Two days after sales opened for Crown Passes, the foundation had already sold more than the total number of Crown Pass sales from last year, Feffer said.
Many of the artists playing the concerts also teach six days of workshops, which bring in students from across the country, as well as locally. The foundation gives out 15 scholarships each year, and the deadline to apply for those scholarships is June 14.
The workshops and the concerts take place at the Flathead Lake Lodge, and Feffer said cooperation with the lodge and many other local businesses are what keep the organization afloat and the ticket affordable.
“The local support we get is just off the charts,” he said.

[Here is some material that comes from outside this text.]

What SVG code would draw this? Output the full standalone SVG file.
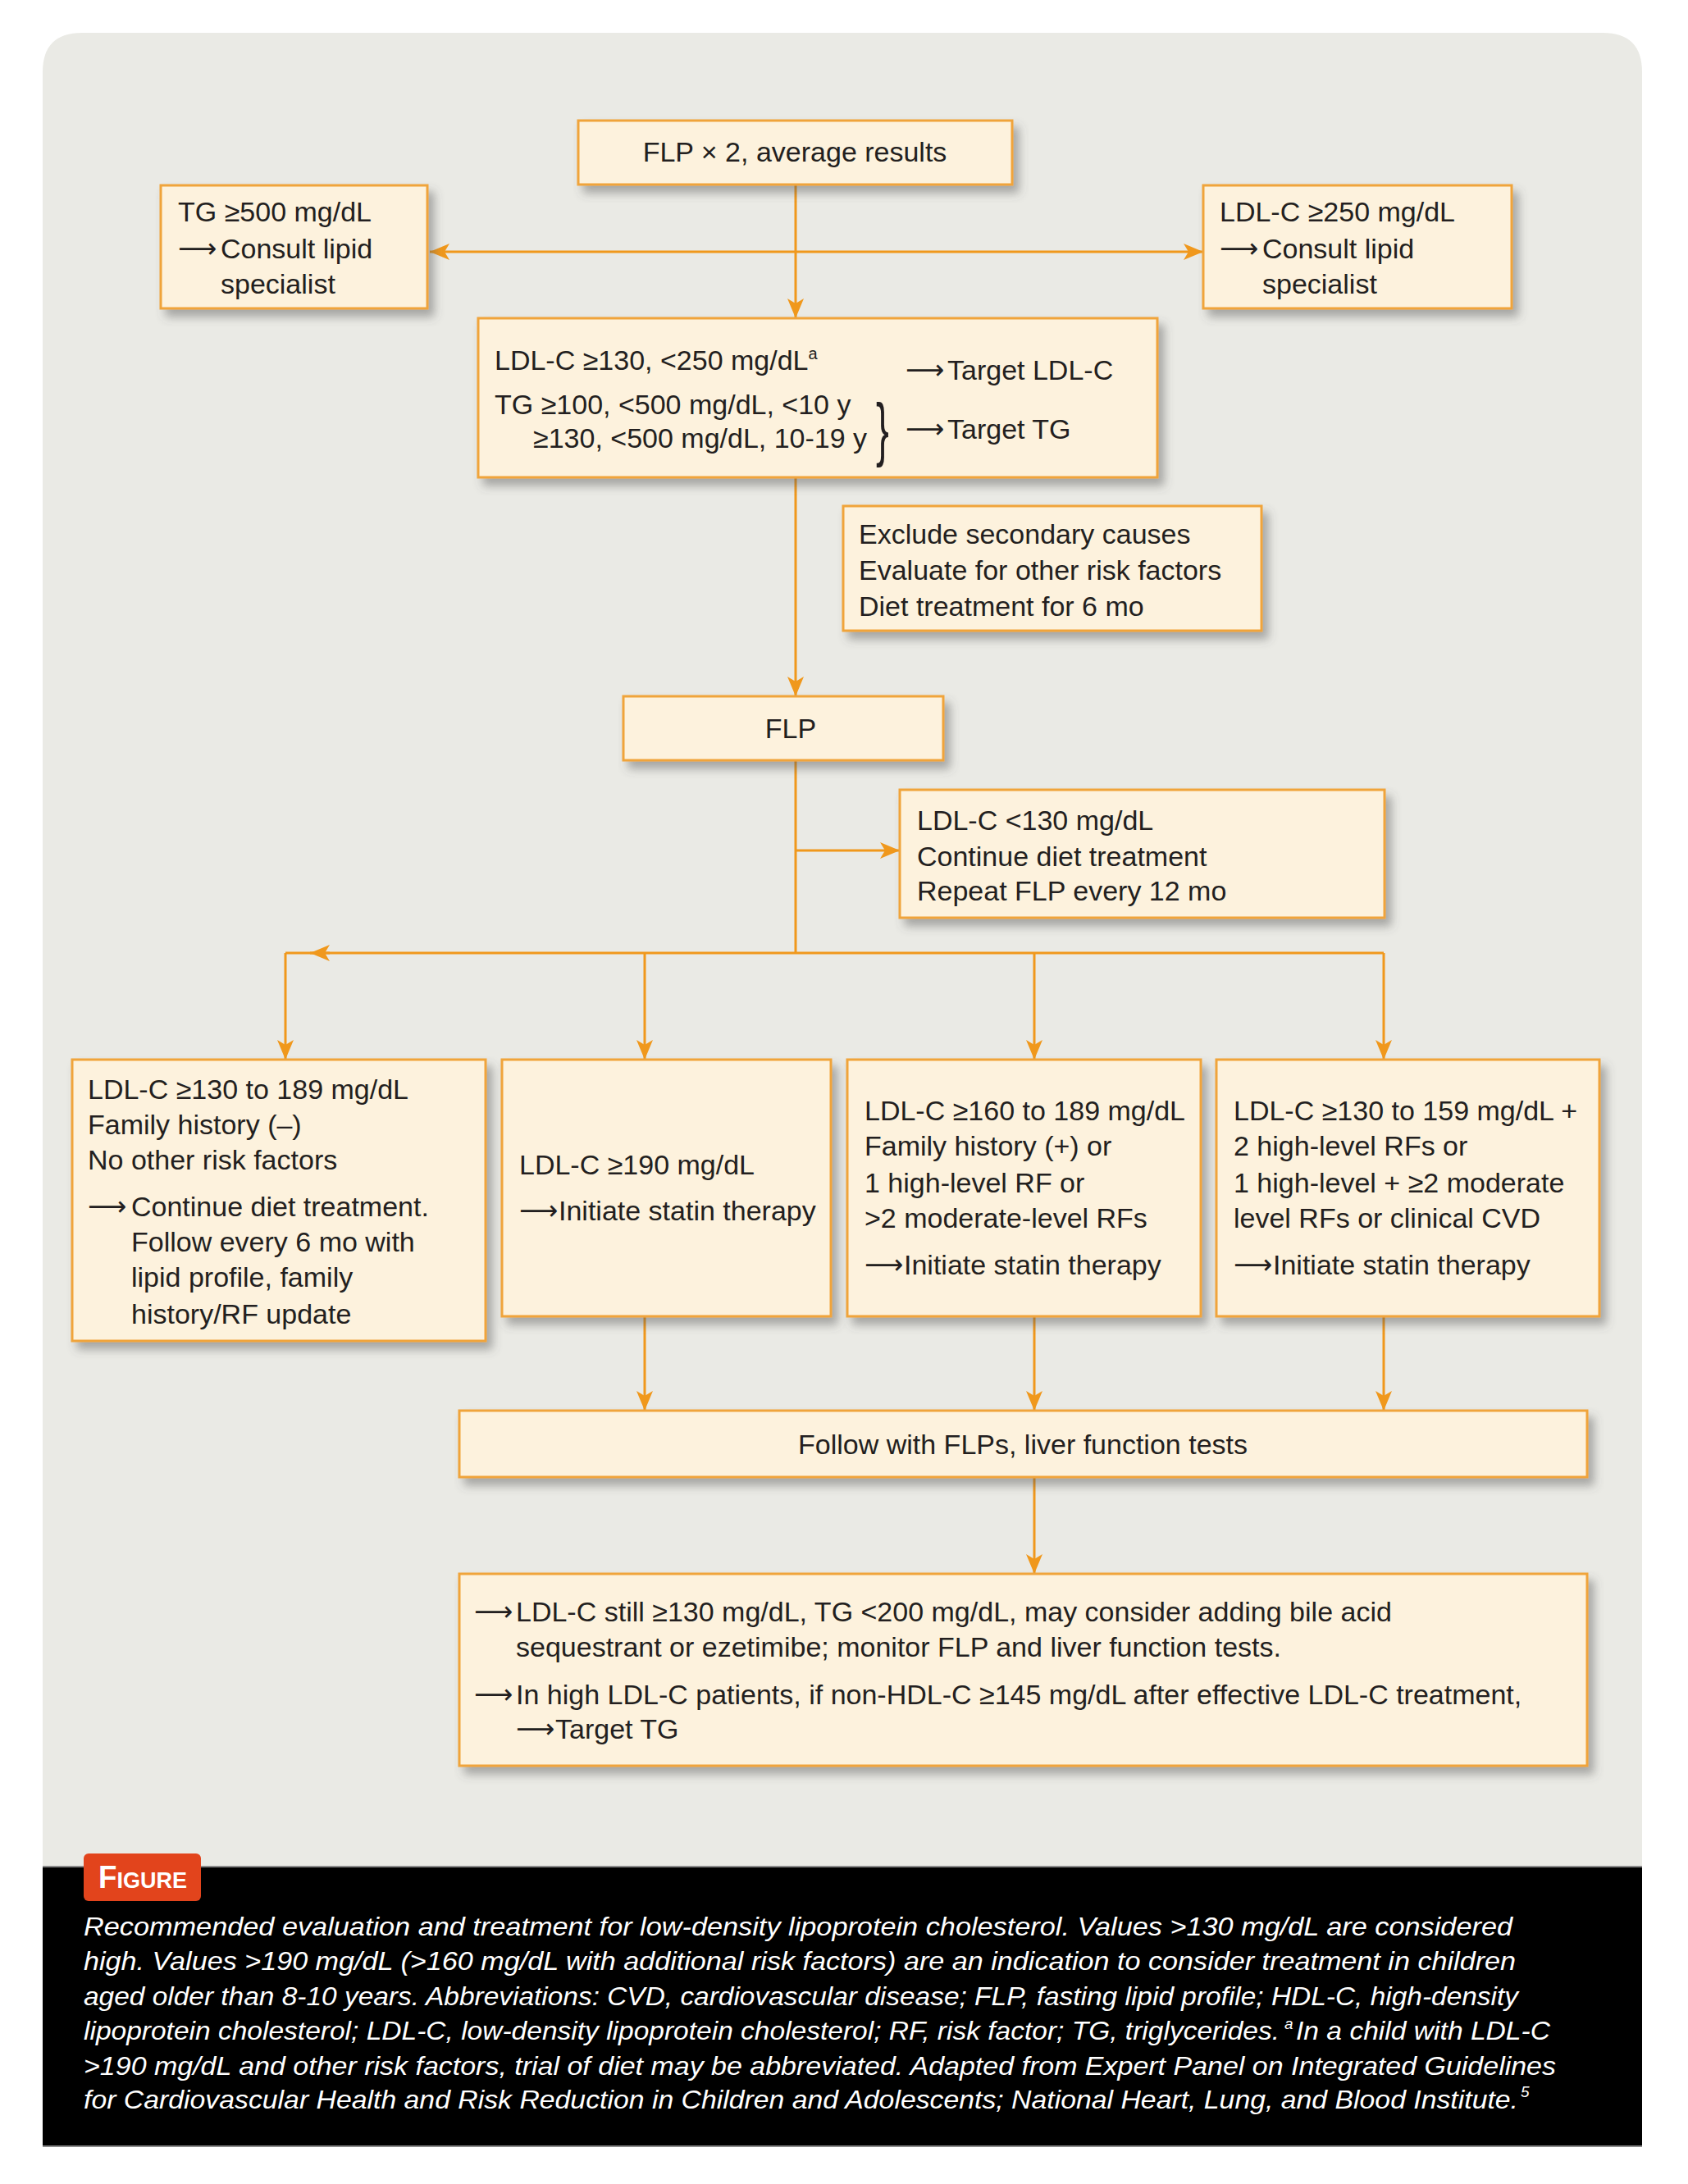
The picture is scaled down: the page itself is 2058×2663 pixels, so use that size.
<svg xmlns="http://www.w3.org/2000/svg" width="2058" height="2663" viewBox="0 0 2058 2663">
<defs>
<style>
.box{fill:#fdf2dd;stroke:#f0a43a;stroke-width:3;filter:url(#sh)}
.t{font-family:"Liberation Sans",Arial,sans-serif;font-size:34px;fill:#231f20}
.ar{font-family:"DejaVu Sans","Liberation Sans",sans-serif;font-size:33px;fill:#231f20}
.c{fill:none;stroke:#f0981c;stroke-width:3}
.cap{font-family:"Liberation Sans",Arial,sans-serif;font-size:32px;font-style:italic;fill:#ffffff}
.sup{font-family:"Liberation Sans",Arial,sans-serif;font-size:19px;font-style:italic;fill:#ffffff}
</style>
<filter id="sh" x="-10%" y="-10%" width="130%" height="140%">
<feDropShadow dx="7" dy="9" stdDeviation="6" flood-color="#555" flood-opacity="0.45"/>
</filter>
<marker id="ah" viewBox="0 0 24 20" refX="24" refY="10" markerWidth="24" markerHeight="20" markerUnits="userSpaceOnUse" orient="auto-start-reverse">
<path d="M0,0 L24,10 L0,20 L6,10 Z" fill="#f0981c"/>
</marker>
</defs>
<rect width="2058" height="2663" fill="#ffffff"/>
<path d="M52,2276 L52,88 Q52,40 100,40 L1954,40 Q2002,40 2002,88 L2002,2276 Z" fill="#eaeae5"/>
<rect x="52" y="2276" width="1950" height="341" fill="#000000"/>
<line x1="52" y1="2276" x2="2002" y2="2276" stroke="#8a8a8a" stroke-width="2"/>
<line x1="52" y1="2617" x2="2002" y2="2617" stroke="#8a8a8a" stroke-width="2"/>

<g id="connectors">
<path class="c" d="M970,225 V388" marker-end="url(#ah)"/>
<path class="c" d="M524,307 H1467" marker-start="url(#ah)" marker-end="url(#ah)"/>
<path class="c" d="M970,582 V849" marker-end="url(#ah)"/>
<path class="c" d="M970,927 V1162"/>
<path class="c" d="M970,1037 H1097" marker-end="url(#ah)"/>
<path class="c" d="M348,1162 H1687"/>
<path class="c" d="M402,1162 H378" marker-end="url(#ah)"/>
<path class="c" d="M348,1162 V1292" marker-end="url(#ah)"/>
<path class="c" d="M786,1162 V1292" marker-end="url(#ah)"/>
<path class="c" d="M1261,1162 V1292" marker-end="url(#ah)"/>
<path class="c" d="M1687,1162 V1292" marker-end="url(#ah)"/>
<path class="c" d="M786,1605 V1720" marker-end="url(#ah)"/>
<path class="c" d="M1261,1605 V1720" marker-end="url(#ah)"/>
<path class="c" d="M1687,1605 V1720" marker-end="url(#ah)"/>
<path class="c" d="M1261,1801 V1919" marker-end="url(#ah)"/>
</g>

<g id="flp2">
<rect class="box" x="705" y="147" width="529" height="78"/>
<text class="t" x="969" y="197" text-anchor="middle">FLP × 2, average results</text>
</g>

<g id="tg500">
<rect class="box" x="196" y="226" width="325" height="150"/>
<text class="t" x="217" y="270">TG ≥500 mg/dL</text>
<text class="ar" x="217" y="314">⟶</text>
<text class="t" x="269" y="315">Consult lipid</text>
<text class="t" x="269" y="358">specialist</text>
</g>

<g id="ldl250">
<rect class="box" x="1467" y="226" width="376" height="150"/>
<text class="t" x="1487" y="270">LDL-C ≥250 mg/dL</text>
<text class="ar" x="1487" y="314">⟶</text>
<text class="t" x="1539" y="315">Consult lipid</text>
<text class="t" x="1539" y="358">specialist</text>
</g>

<g id="ldlmain">
<rect class="box" x="583" y="388" width="828" height="194"/>
<text class="t" x="603" y="451">LDL-C ≥130, &lt;250 mg/dL<tspan style="font-size:20px" dy="-13">a</tspan></text>
<text class="ar" x="1104" y="462">⟶</text>
<text class="t" x="1155" y="463">Target LDL-C</text>
<text class="t" x="603" y="505">TG ≥100, &lt;500 mg/dL, &lt;10 y</text>
<text class="t" x="650" y="546">≥130, &lt;500 mg/dL, 10-19 y</text>
<text class="t" x="0" y="0" style="font-size:86px" transform="translate(1068,552) scale(0.55,1)">}</text>
<text class="ar" x="1104" y="534">⟶</text>
<text class="t" x="1155" y="535">Target TG</text>
</g>

<g id="exclude">
<rect class="box" x="1028" y="617" width="510" height="152"/>
<text class="t" x="1047" y="663">Exclude secondary causes</text>
<text class="t" x="1047" y="707">Evaluate for other risk factors</text>
<text class="t" x="1047" y="751">Diet treatment for 6 mo</text>
</g>

<g id="flp">
<rect class="box" x="760" y="849" width="390" height="78"/>
<text class="t" x="964" y="900" text-anchor="middle">FLP</text>
</g>

<g id="ldl130">
<rect class="box" x="1097" y="963" width="591" height="156"/>
<text class="t" x="1118" y="1012">LDL-C &lt;130 mg/dL</text>
<text class="t" x="1118" y="1056">Continue diet treatment</text>
<text class="t" x="1118" y="1098">Repeat FLP every 12 mo</text>
</g>

<g id="box1">
<rect class="box" x="88" y="1292" width="504" height="343"/>
<text class="t" x="107" y="1340">LDL-C ≥130 to 189 mg/dL</text>
<text class="t" x="107" y="1383">Family history (–)</text>
<text class="t" x="107" y="1426">No other risk factors</text>
<text class="ar" x="107" y="1482">⟶</text>
<text class="t" x="160" y="1483">Continue diet treatment.</text>
<text class="t" x="160" y="1526">Follow every 6 mo with</text>
<text class="t" x="160" y="1569">lipid profile, family</text>
<text class="t" x="160" y="1614">history/RF update</text>
</g>

<g id="box2">
<rect class="box" x="612" y="1292" width="401" height="313"/>
<text class="t" x="633" y="1432">LDL-C ≥190 mg/dL</text>
<text class="ar" x="633" y="1487">⟶</text>
<text class="t" x="681" y="1488">Initiate statin therapy</text>
</g>

<g id="box3">
<rect class="box" x="1033" y="1292" width="431" height="313"/>
<text class="t" x="1054" y="1366">LDL-C ≥160 to 189 mg/dL</text>
<text class="t" x="1054" y="1409">Family history (+) or</text>
<text class="t" x="1054" y="1454">1 high-level RF or</text>
<text class="t" x="1054" y="1497">&gt;2 moderate-level RFs</text>
<text class="ar" x="1054" y="1553">⟶</text>
<text class="t" x="1102" y="1554">Initiate statin therapy</text>
</g>

<g id="box4">
<rect class="box" x="1483" y="1292" width="467" height="313"/>
<text class="t" x="1504" y="1366">LDL-C ≥130 to 159 mg/dL +</text>
<text class="t" x="1504" y="1409">2 high-level RFs or</text>
<text class="t" x="1504" y="1454">1 high-level + ≥2 moderate</text>
<text class="t" x="1504" y="1497">level RFs or clinical CVD</text>
<text class="ar" x="1504" y="1553">⟶</text>
<text class="t" x="1552" y="1554">Initiate statin therapy</text>
</g>

<g id="follow">
<rect class="box" x="560" y="1720" width="1375" height="81"/>
<text class="t" x="1247" y="1773" text-anchor="middle">Follow with FLPs, liver function tests</text>
</g>

<g id="final">
<rect class="box" x="560" y="1919" width="1375" height="234"/>
<text class="ar" x="578" y="1976">⟶</text>
<text class="t" x="629" y="1977">LDL-C still ≥130 mg/dL, TG &lt;200 mg/dL, may consider adding bile acid</text>
<text class="t" x="629" y="2020">sequestrant or ezetimibe; monitor FLP and liver function tests.</text>
<text class="ar" x="578" y="2077">⟶</text>
<text class="t" x="629" y="2078">In high LDL-C patients, if non-HDL-C ≥145 mg/dL after effective LDL-C treatment,</text>
<text class="ar" x="629" y="2119">⟶</text>
<text class="t" x="677" y="2120">Target TG</text>
</g>

<g id="caption">
<rect x="102" y="2260" width="143" height="58" rx="6" fill="#e2441c"/>
<text x="120" y="2302" font-family="'Liberation Sans',Arial,sans-serif" font-weight="bold" fill="#ffffff" textLength="108" lengthAdjust="spacingAndGlyphs"><tspan font-size="38">F</tspan><tspan font-size="28">IGURE</tspan></text>
<text class="cap" x="102" y="2360" textLength="1742" lengthAdjust="spacingAndGlyphs">Recommended evaluation and treatment for low-density lipoprotein cholesterol. Values &gt;130 mg/dL are considered</text>
<text class="cap" x="102" y="2402" textLength="1746" lengthAdjust="spacingAndGlyphs">high. Values &gt;190 mg/dL (&gt;160 mg/dL with additional risk factors) are an indication to consider treatment in children</text>
<text class="cap" x="102" y="2445" textLength="1749" lengthAdjust="spacingAndGlyphs">aged older than 8-10 years. Abbreviations: CVD, cardiovascular disease; FLP, fasting lipid profile; HDL-C, high-density</text>
<text class="cap" x="102" y="2487" textLength="1458" lengthAdjust="spacingAndGlyphs">lipoprotein cholesterol; LDL-C, low-density lipoprotein cholesterol; RF, risk factor; TG, triglycerides.</text>
<text class="sup" x="1566" y="2474">a</text>
<text class="cap" x="1580" y="2487" textLength="310" lengthAdjust="spacingAndGlyphs">In a child with LDL-C</text>
<text class="cap" x="102" y="2530" textLength="1795" lengthAdjust="spacingAndGlyphs">&gt;190 mg/dL and other risk factors, trial of diet may be abbreviated. Adapted from Expert Panel on Integrated Guidelines</text>
<text class="cap" x="102" y="2571" textLength="1749" lengthAdjust="spacingAndGlyphs">for Cardiovascular Health and Risk Reduction in Children and Adolescents; National Heart, Lung, and Blood Institute.</text>
<text class="sup" x="1854" y="2557">5</text>
</g>
</svg>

And since the festival has gained a reputation and earned the friendship of many major musicians, it keeps growing, Feffer said. For example, Musician’s Friend – a part of Guitar Center – is running a contest this year to send two of its half-a-million members to the workshops.
Top-of-the-line guitar makers are also getting involved, Feffer said. When the foundation sent out a request for raffle prizes, C.F. Martin and Co. had an instrument in the mail within days.
The event kicks off with a summer concert on June 21 with a free showcase of western Montana talent, taking place at the Saddlehorn Trapper Cabins.
By bringing in an array of talent, from local to international, Feffer hopes to inspire a new generation of musicians and watch the festival grow.
“We’re really, really excited,” Feffer said.